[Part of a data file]
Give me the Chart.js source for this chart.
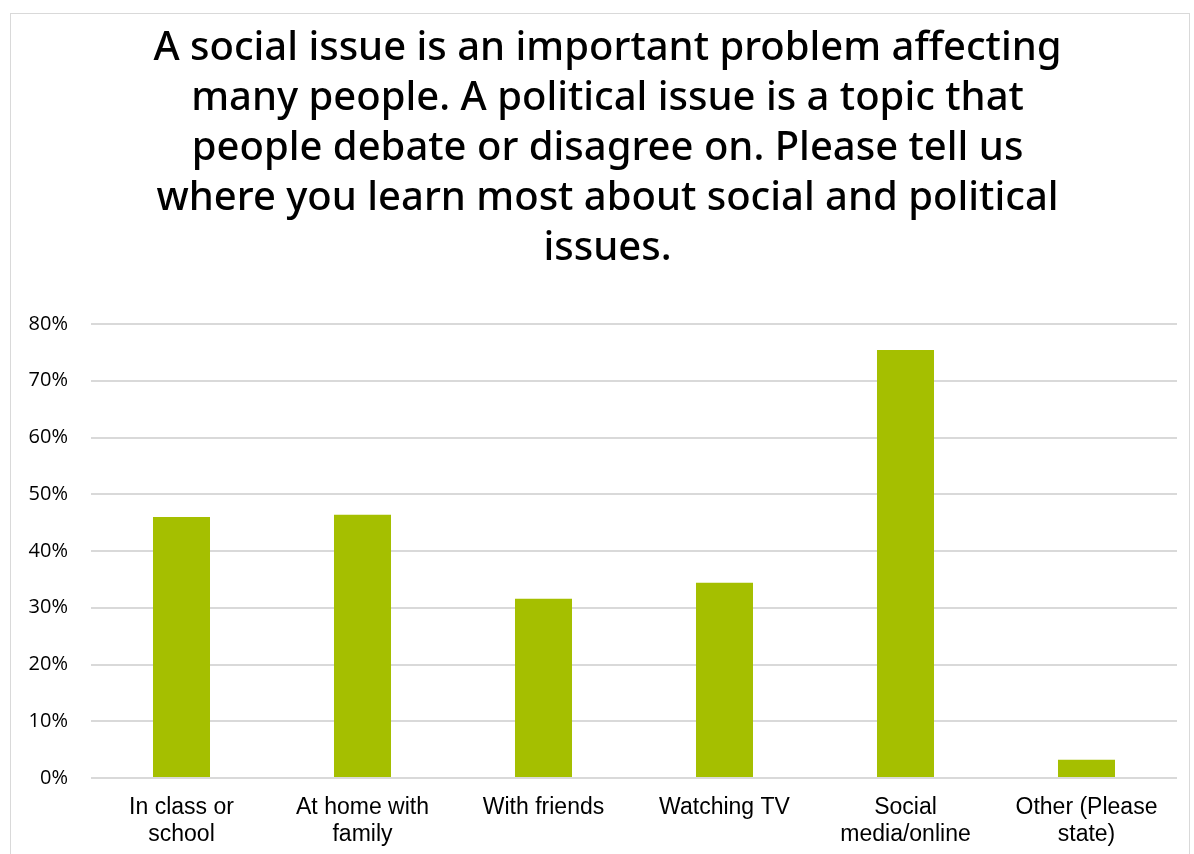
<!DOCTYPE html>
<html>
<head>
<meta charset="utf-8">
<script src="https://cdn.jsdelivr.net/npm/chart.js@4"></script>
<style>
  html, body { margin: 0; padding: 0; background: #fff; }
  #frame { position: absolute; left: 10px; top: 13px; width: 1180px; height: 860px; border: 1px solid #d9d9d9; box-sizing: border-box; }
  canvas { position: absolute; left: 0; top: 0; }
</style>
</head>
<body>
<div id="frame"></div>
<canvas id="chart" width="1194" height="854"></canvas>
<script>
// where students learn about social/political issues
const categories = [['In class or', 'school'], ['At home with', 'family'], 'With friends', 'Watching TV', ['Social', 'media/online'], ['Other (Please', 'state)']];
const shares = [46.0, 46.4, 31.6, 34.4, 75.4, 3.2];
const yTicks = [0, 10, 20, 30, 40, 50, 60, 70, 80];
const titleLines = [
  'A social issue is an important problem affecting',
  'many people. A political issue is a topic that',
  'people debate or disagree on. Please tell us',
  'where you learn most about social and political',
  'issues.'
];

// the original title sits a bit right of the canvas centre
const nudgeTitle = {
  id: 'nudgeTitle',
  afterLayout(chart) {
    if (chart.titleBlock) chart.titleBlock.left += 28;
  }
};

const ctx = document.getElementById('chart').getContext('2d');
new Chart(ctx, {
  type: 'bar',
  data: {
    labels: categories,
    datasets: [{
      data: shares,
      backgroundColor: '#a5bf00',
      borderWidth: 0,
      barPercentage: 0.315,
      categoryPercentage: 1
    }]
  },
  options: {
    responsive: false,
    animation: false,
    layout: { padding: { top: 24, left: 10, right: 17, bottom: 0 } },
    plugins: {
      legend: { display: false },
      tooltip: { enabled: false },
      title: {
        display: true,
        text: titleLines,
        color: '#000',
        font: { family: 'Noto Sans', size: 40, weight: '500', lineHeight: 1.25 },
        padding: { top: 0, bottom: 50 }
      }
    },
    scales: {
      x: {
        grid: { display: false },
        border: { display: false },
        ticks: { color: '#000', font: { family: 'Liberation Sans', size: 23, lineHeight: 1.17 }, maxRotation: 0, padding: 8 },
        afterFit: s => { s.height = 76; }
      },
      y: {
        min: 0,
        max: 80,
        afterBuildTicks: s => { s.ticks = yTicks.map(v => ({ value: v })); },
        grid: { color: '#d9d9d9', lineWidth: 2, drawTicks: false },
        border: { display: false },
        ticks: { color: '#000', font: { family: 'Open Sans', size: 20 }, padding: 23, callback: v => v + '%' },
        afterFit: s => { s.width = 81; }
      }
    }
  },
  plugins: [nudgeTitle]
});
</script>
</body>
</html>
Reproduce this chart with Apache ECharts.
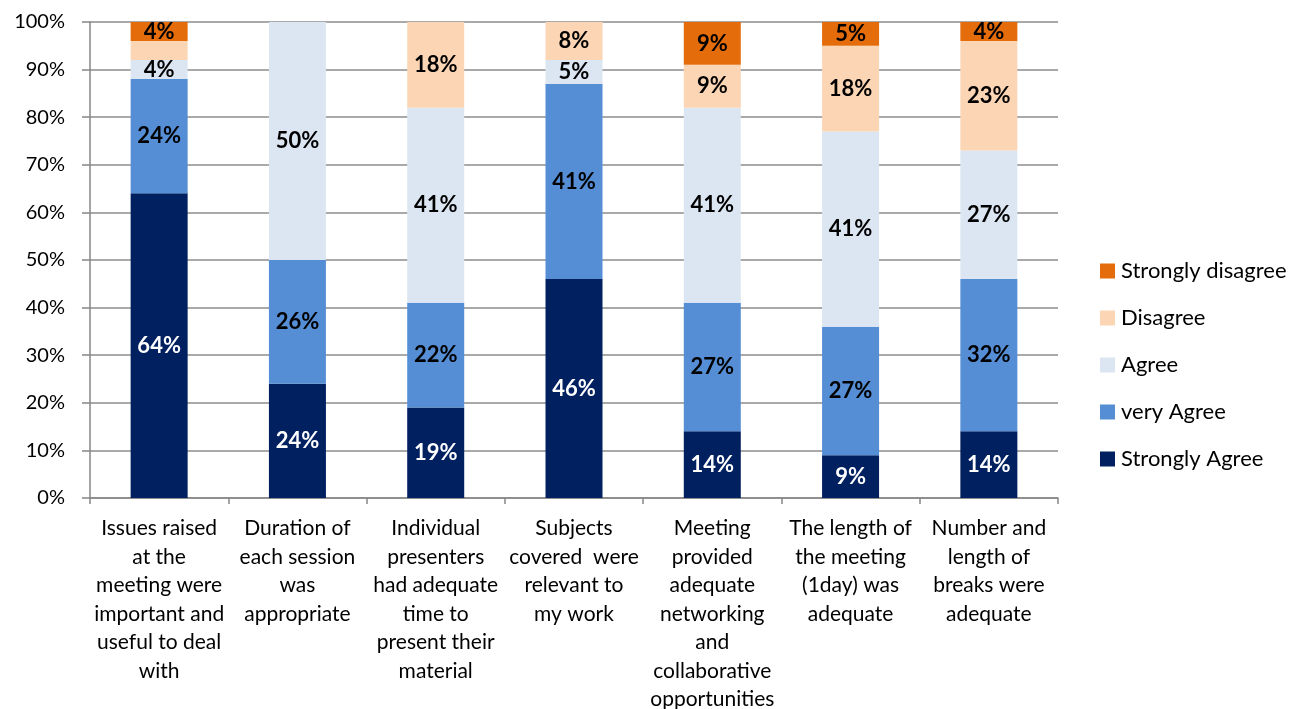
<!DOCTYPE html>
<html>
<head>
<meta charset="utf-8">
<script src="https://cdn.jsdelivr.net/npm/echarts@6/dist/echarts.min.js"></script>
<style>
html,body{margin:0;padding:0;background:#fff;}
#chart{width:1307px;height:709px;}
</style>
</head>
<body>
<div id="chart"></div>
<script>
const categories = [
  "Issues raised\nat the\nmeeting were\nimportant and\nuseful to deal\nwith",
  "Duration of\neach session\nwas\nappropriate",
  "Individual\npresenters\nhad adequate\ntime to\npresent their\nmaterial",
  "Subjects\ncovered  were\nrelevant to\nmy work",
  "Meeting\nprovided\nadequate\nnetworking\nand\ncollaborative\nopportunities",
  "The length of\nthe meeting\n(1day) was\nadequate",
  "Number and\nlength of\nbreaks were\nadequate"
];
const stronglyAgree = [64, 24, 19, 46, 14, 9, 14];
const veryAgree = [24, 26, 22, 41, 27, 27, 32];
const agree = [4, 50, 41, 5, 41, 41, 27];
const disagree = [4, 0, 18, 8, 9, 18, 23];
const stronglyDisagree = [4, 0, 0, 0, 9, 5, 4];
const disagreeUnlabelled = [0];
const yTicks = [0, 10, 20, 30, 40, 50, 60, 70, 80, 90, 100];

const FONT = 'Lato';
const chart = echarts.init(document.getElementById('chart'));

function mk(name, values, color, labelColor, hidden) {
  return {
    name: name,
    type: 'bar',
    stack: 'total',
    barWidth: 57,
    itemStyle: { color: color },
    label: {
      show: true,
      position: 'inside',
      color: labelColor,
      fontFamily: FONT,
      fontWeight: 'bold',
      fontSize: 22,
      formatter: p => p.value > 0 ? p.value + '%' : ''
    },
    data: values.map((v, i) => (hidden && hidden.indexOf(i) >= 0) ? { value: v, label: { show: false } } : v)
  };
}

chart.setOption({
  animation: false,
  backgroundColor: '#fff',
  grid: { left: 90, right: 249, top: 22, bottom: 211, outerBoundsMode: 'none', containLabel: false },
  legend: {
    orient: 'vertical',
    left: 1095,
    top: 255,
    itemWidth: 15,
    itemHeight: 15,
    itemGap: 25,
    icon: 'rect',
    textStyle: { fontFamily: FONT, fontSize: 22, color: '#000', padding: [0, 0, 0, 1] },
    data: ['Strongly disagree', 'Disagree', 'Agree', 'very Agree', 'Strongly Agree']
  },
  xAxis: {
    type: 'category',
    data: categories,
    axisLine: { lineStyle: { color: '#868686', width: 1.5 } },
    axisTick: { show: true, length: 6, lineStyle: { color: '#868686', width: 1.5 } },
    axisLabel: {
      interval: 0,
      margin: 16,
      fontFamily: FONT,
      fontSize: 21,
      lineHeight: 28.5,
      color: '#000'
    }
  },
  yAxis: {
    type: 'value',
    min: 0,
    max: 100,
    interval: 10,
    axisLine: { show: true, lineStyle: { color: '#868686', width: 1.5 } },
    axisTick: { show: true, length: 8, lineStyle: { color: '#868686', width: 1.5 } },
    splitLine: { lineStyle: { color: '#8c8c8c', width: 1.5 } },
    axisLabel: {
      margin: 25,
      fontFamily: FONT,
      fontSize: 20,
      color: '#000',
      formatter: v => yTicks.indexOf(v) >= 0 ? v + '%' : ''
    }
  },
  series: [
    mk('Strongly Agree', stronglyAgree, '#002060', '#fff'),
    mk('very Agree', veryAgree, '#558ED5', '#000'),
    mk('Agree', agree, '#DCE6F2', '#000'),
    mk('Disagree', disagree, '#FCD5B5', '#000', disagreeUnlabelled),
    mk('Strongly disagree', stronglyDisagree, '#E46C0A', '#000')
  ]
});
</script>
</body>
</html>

Exercise description
Go through the records above and copy every line with the word "this".

Exercise result
Give me the Chart.js source for this chart.
Reproduce this chart with Apache ECharts.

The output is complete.